C++ operates under stricter constraints. The coroutine machinery must require no runtime support, the protocol must remain extensible to arbitrary coroutine return types, and paths that do not use delegation must carry zero overhead. elements_of satisfies all three: it is a library type, it opts in through the promise’s yield_value overload, and it only activates symmetric transfer when the delegation path is explicitly taken.
Rust’s situation is instructive from a different angle. Synchronous generators in Rust are still stabilizing (the gen keyword was in nightly through 2025), partly because Rust’s borrow-checker constraints create distinct design challenges for coroutine frames. The guarantee that makes Rust’s async futures safe, that borrowed data cannot outlive the future holding the borrow, requires Pin<&mut Self> semantics that add API complexity. C++ sidesteps this through move-only convention without enforcement, which avoids the pinning complexity while creating the dangling-reference problem that the committee has separately documented as a structural limitation.
Practical Guidance
On C++23 or later, std::generator is the right choice for lazy sequences. The implementation handles recursive delegation correctly, participates in the ranges concept hierarchy, and composes with standard adaptors without wrappers.
On C++20, the implementation above is serviceable for flat generators, the common case. Recursive delegation through manual loops is possible but carries O(depth) real stack growth. For non-recursive producers, file lines, pagination results, token streams, a C++20 generator matches a hand-written iterator in throughput once the compiler elides the initial frame allocation. GCC and Clang both perform this elision reliably at -O2 when the generator’s lifetime is provably contained within the caller’s scope, a property the standard calls HALO (Heap Allocation eLision Optimization) but does not require.
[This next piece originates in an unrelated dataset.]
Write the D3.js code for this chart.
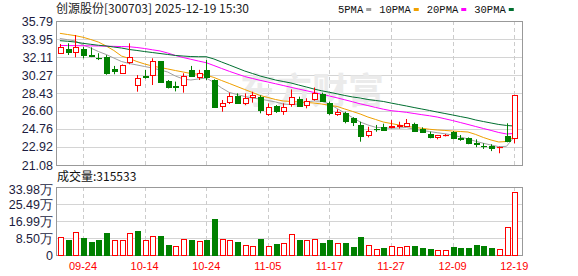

The three years between C++20 and std::generator in C++23 reflected real design work. The recursive delegation problem was genuine, the symmetric transfer solution required careful integration, and the committee was right to wait for a design they could standardize with confidence rather than ship something that worked for flat sequences but was unsafe for tree traversal. Understanding the problem elements_of solves makes the rest of the C++23 generator design legible.